Data rows:
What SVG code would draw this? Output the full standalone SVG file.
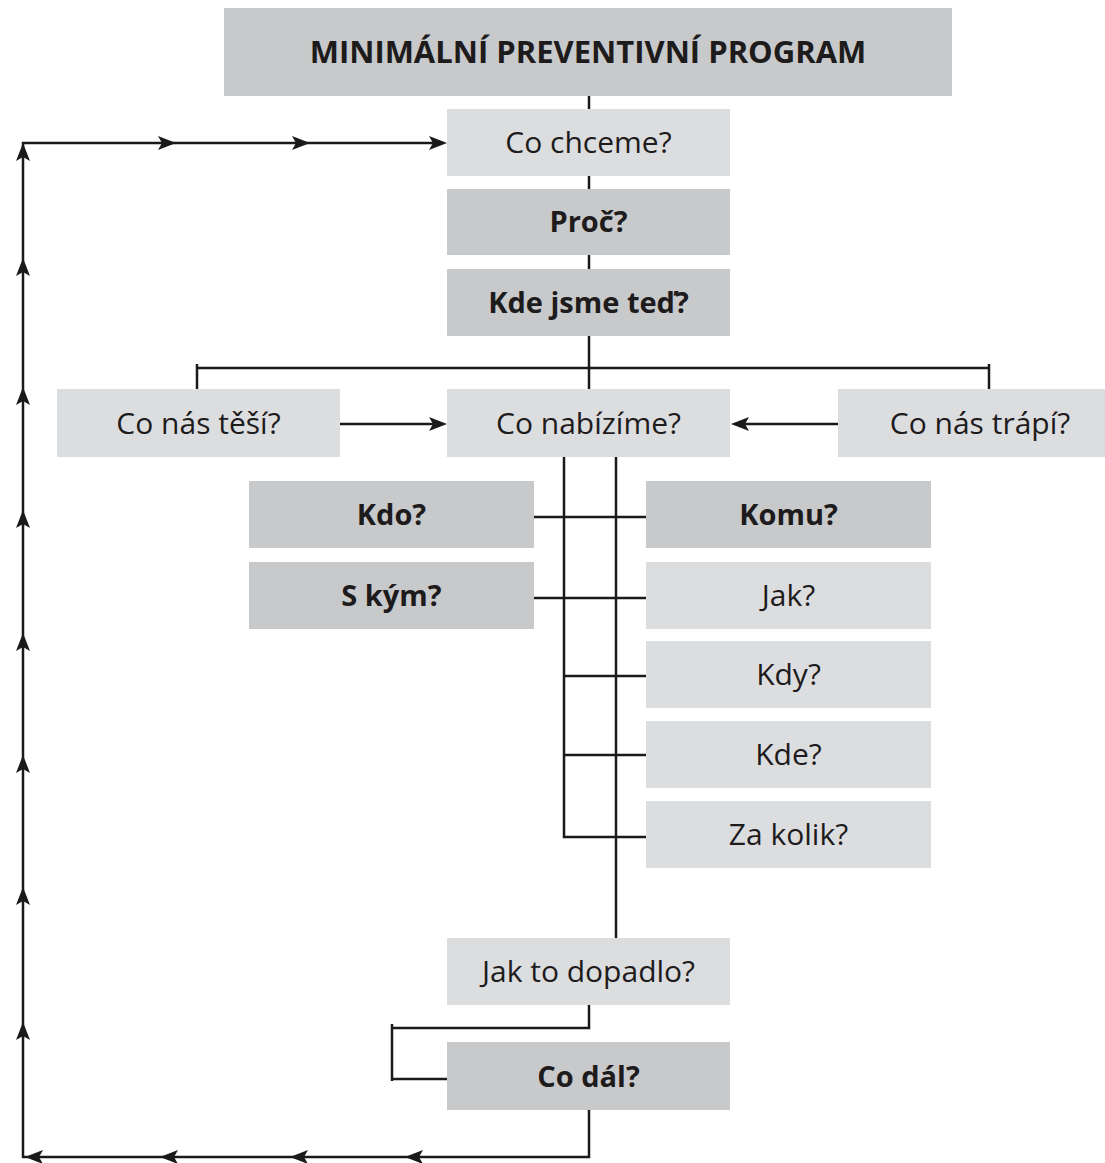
<svg xmlns="http://www.w3.org/2000/svg" xmlns:xlink="http://www.w3.org/1999/xlink" width="1105" height="1163" viewBox="0 0 1105 1163">
<style>
  .dark { fill: #c8c9cb; }
  .light { fill: #dcdddf; }
  text { font-family: "Open Sans", "Noto Sans", "Liberation Sans", sans-serif; font-size: 30px; fill: #1e1b1c; text-anchor: middle; }
  .b { font-weight: bold; font-size: 29px; }
  .t { font-weight: bold; font-size: 31px; }
  .conn { fill: none; stroke: #1a1a1a; stroke-width: 2.5; stroke-linecap: butt; stroke-linejoin: miter; }
  .ah { fill: #1a1a1a; }
</style>
<defs>
  <path id="ah" class="ah" d="M0,0 L-18,-7 L-14,0 L-18,7 Z"/>
</defs>
<rect width="1105" height="1163" fill="#ffffff"/>

<g id="connectors">
  <path class="conn" d="M589,96 V109 M589,176 V189 M589,255 V269 M589,335 V389"/>
  <path class="conn" d="M197,389 V364 M197,368 H989 M989,364 V389"/>
  <path class="conn" d="M340,424 H440 M838,424 H738"/>
  <path class="conn" d="M564,457 V837 H646 M616,457 V938"/>
  <path class="conn" d="M534,517 H646 M534,598 H646 M564,676 H646 M564,755 H646"/>
  <path class="conn" d="M589,1005 V1028 H392 M392,1024 V1081 M392,1079 H447"/>
  <path class="conn" d="M589,1110 V1157 H23 V143 H440"/>
  <use xlink:href="#ah" transform="translate(447,424)"/>
  <use xlink:href="#ah" transform="translate(731,424) rotate(180)"/>
  <use xlink:href="#ah" transform="translate(176,143)"/>
  <use xlink:href="#ah" transform="translate(310,143)"/>
  <use xlink:href="#ah" transform="translate(447,143)"/>
  <use xlink:href="#ah" transform="translate(25,1157) rotate(180)"/>
  <use xlink:href="#ah" transform="translate(160,1157) rotate(180)"/>
  <use xlink:href="#ah" transform="translate(290,1157) rotate(180)"/>
  <use xlink:href="#ah" transform="translate(405,1157) rotate(180)"/>
  <use xlink:href="#ah" transform="translate(23,143) rotate(-90)"/>
  <use xlink:href="#ah" transform="translate(23,258) rotate(-90)"/>
  <use xlink:href="#ah" transform="translate(23,387) rotate(-90)"/>
  <use xlink:href="#ah" transform="translate(23,510) rotate(-90)"/>
  <use xlink:href="#ah" transform="translate(23,633) rotate(-90)"/>
  <use xlink:href="#ah" transform="translate(23,755) rotate(-90)"/>
  <use xlink:href="#ah" transform="translate(23,887) rotate(-90)"/>
  <use xlink:href="#ah" transform="translate(23,1022) rotate(-90)"/>
</g>

<g id="n-title"><rect class="dark" x="224" y="8" width="728" height="88"/><text class="t" x="588" y="63">MINIMÁLNÍ PREVENTIVNÍ PROGRAM</text></g>
<g id="n-cochceme"><rect class="light" x="447" y="109" width="283" height="67"/><text x="588.5" y="153">Co chceme?</text></g>
<g id="n-proc"><rect class="dark" x="447" y="189" width="283" height="66"/><text class="b" x="588.5" y="232">Proč?</text></g>
<g id="n-kdejsme"><rect class="dark" x="447" y="269" width="283" height="67"/><text class="b" x="588.5" y="313">Kde jsme teď?</text></g>
<g id="n-tesi"><rect class="light" x="57" y="389" width="283" height="68"/><text x="198.5" y="434">Co nás těší?</text></g>
<g id="n-nabizime"><rect class="light" x="447" y="389" width="283" height="68"/><text x="588.5" y="434">Co nabízíme?</text></g>
<g id="n-trapi"><rect class="light" x="838" y="389" width="284" height="68"/><text x="980" y="434">Co nás trápí?</text></g>
<g id="n-kdo"><rect class="dark" x="249" y="481" width="285" height="67"/><text class="b" x="391.5" y="525">Kdo?</text></g>
<g id="n-skym"><rect class="dark" x="249" y="562" width="285" height="67"/><text class="b" x="391.5" y="606">S kým?</text></g>
<g id="n-komu"><rect class="dark" x="646" y="481" width="285" height="67"/><text class="b" x="788.5" y="525">Komu?</text></g>
<g id="n-jak"><rect class="light" x="646" y="562" width="285" height="67"/><text x="788.5" y="606">Jak?</text></g>
<g id="n-kdy"><rect class="light" x="646" y="641" width="285" height="67"/><text x="788.5" y="685">Kdy?</text></g>
<g id="n-kde"><rect class="light" x="646" y="721" width="285" height="67"/><text x="788.5" y="765">Kde?</text></g>
<g id="n-zakolik"><rect class="light" x="646" y="801" width="285" height="67"/><text x="788.5" y="845">Za kolik?</text></g>
<g id="n-dopadlo"><rect class="light" x="447" y="938" width="283" height="67"/><text x="588.5" y="982">Jak to dopadlo?</text></g>
<g id="n-codal"><rect class="dark" x="447" y="1042" width="283" height="68"/><text class="b" x="588.5" y="1087">Co dál?</text></g>
</svg>
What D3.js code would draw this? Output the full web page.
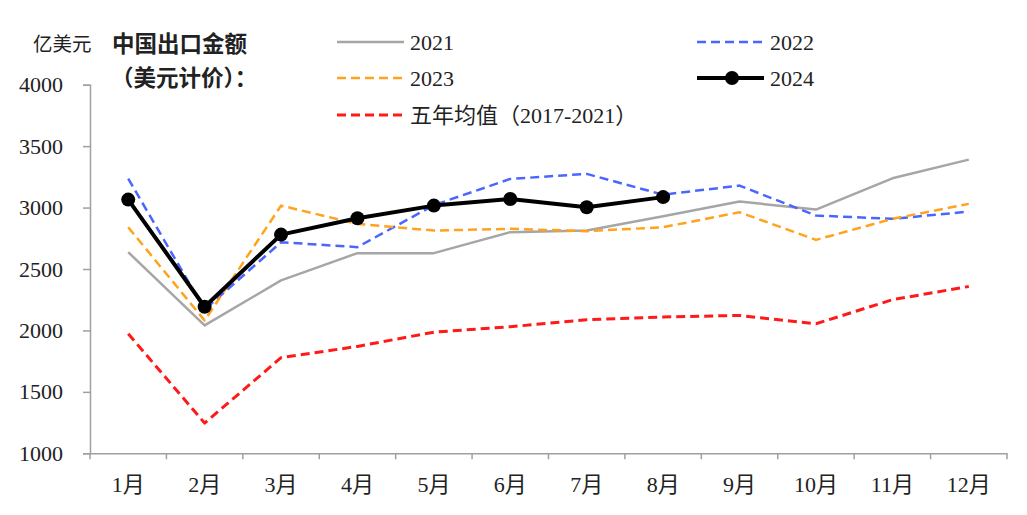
<!DOCTYPE html>
<html>
<head>
<meta charset="utf-8">
<script src="https://cdn.jsdelivr.net/npm/d3@7"></script>
<style>
  html, body { margin: 0; padding: 0; background: #fff; }
  svg { display: block; }
  text { font-family: "Liberation Serif", "Noto Sans CJK SC", serif; fill: #222; }
</style>
</head>
<body>
<svg id="chart" width="1027" height="515"></svg>
<script>
const months = ["1月","2月","3月","4月","5月","6月","7月","8月","9月","10月","11月","12月"];
const yTicks = [1000, 1500, 2000, 2500, 3000, 3500, 4000];

const s2021 = [2637, 2041, 2407, 2629, 2629, 2800, 2813, 2930, 3049, 2984, 3238, 3390];
const s2022 = [3236, 2170, 2718, 2678, 3020, 3233, 3274, 3105, 3179, 2935, 2908, 2967];
const s2023 = [2840, 2081, 3016, 2867, 2813, 2827, 2808, 2840, 2962, 2737, 2908, 3030];
const s2024 = [3065, 2193, 2780, 2913, 3016, 3070, 3002, 3085];
const sAvg  = [1973, 1246, 1778, 1870, 1986, 2030, 2087, 2110, 2122, 2054, 2250, 2358];

const seriesNames = ["2021", "2022", "2023", "2024", "五年均值（2017-2021）"];

const svg = d3.select("#chart");
const pLeft = 90, pRight = 1007, pTop = 84.7, pBottom = 453.3;

const x = d3.scaleBand().domain(months).range([pLeft, pRight]).padding(0);
const y = d3.scaleLinear().domain([1000, 4000]).range([pBottom, pTop]);
const cx = i => x(months[i]) + x.bandwidth() / 2;

const axisColor = "#a0a0a0";

// Y axis
const gy = svg.append("g").attr("transform", `translate(${pLeft},0)`)
  .call(d3.axisLeft(y).tickValues(yTicks).tickSize(7).tickPadding(20).tickFormat(d3.format("d")));
gy.select(".domain").attr("stroke", axisColor).attr("stroke-width", 1.5);
gy.selectAll(".tick line").attr("stroke", axisColor).attr("stroke-width", 1.5);
gy.selectAll(".tick text").style("font-size", "22px").attr("fill", "#222");

// X axis (labels centered in bands, ticks at band boundaries)
const gx = svg.append("g").attr("transform", `translate(0,${pBottom})`)
  .call(d3.axisBottom(x).tickSize(0).tickPadding(23).tickSizeOuter(0));
gx.select(".domain").attr("stroke", axisColor).attr("stroke-width", 1.5);
gx.selectAll(".tick text").style("font-size", "22px").attr("fill", "#222");
const bounds = months.map(m => x(m)).concat([x.range()[1]]);
gx.selectAll(".bt").data(bounds).enter().append("line")
  .attr("x1", d => d).attr("x2", d => d).attr("y1", 0).attr("y2", 6)
  .attr("stroke", axisColor).attr("stroke-width", 1.5);

// Lines
const line = d3.line().x((d, i) => cx(i)).y(d => y(d));
const styles = [
  { data: s2021, color: "#a6a6a6", w: 2.5, dash: null },
  { data: s2022, color: "#4a66ff", w: 2.5, dash: "9,5" },
  { data: s2023, color: "#ffa21c", w: 2.5, dash: "9,5" },
  { data: sAvg,  color: "#ff1a1a", w: 3,   dash: "9,5" },
  { data: s2024, color: "#000000", w: 4,   dash: null }
];
styles.forEach(s => {
  svg.append("path").datum(s.data)
    .attr("d", line).attr("fill", "none")
    .attr("stroke", s.color).attr("stroke-width", s.w)
    .attr("stroke-dasharray", s.dash).attr("stroke-linejoin", "round");
});
svg.selectAll(".dot").data(s2024).enter().append("circle")
  .attr("cx", (d, i) => cx(i)).attr("cy", d => y(d)).attr("r", 7).attr("fill", "#000");

// Titles
svg.append("text").attr("x", 33).attr("y", 51).text("亿美元")
  .style("font-family", "'Noto Sans CJK SC'").style("font-size", "19.5px").attr("fill", "#333");
svg.append("text").attr("x", 112).attr("y", 52).text("中国出口金额")
  .style("font-family", "'Noto Sans CJK SC'").style("font-size", "22.5px").style("font-weight", "bold").attr("fill", "#111");
svg.append("text").attr("x", 111).attr("y", 86).text("（美元计价）：")
  .style("font-family", "'Noto Sans CJK SC'").style("font-size", "22.5px").style("font-weight", "bold").attr("fill", "#111");

// Legend
const legend = [
  { name: seriesNames[0], x: 337, y: 42, st: styles[0], dot: false },
  { name: seriesNames[1], x: 697, y: 42, st: styles[1], dot: false },
  { name: seriesNames[2], x: 337, y: 78, st: styles[2], dot: false },
  { name: seriesNames[3], x: 697, y: 78, st: styles[4], dot: true },
  { name: seriesNames[4], x: 337, y: 115, st: styles[3], dot: false }
];
legend.forEach(l => {
  const g = svg.append("g");
  g.append("line").attr("x1", l.x).attr("x2", l.x + 67).attr("y1", l.y).attr("y2", l.y)
    .attr("stroke", l.st.color).attr("stroke-width", l.st.w).attr("stroke-dasharray", l.st.dash);
  if (l.dot) g.append("circle").attr("cx", l.x + 35).attr("cy", l.y).attr("r", 7).attr("fill", "#000");
  g.append("text").attr("x", l.x + 73).attr("y", l.y).attr("dy", "0.35em").text(l.name)
    .style("font-size", "22px").attr("fill", "#222");
});
</script>
</body>
</html>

Exercise aim:
Say how many lines above hold the word "What", giving only the count.

Solution for this task:
2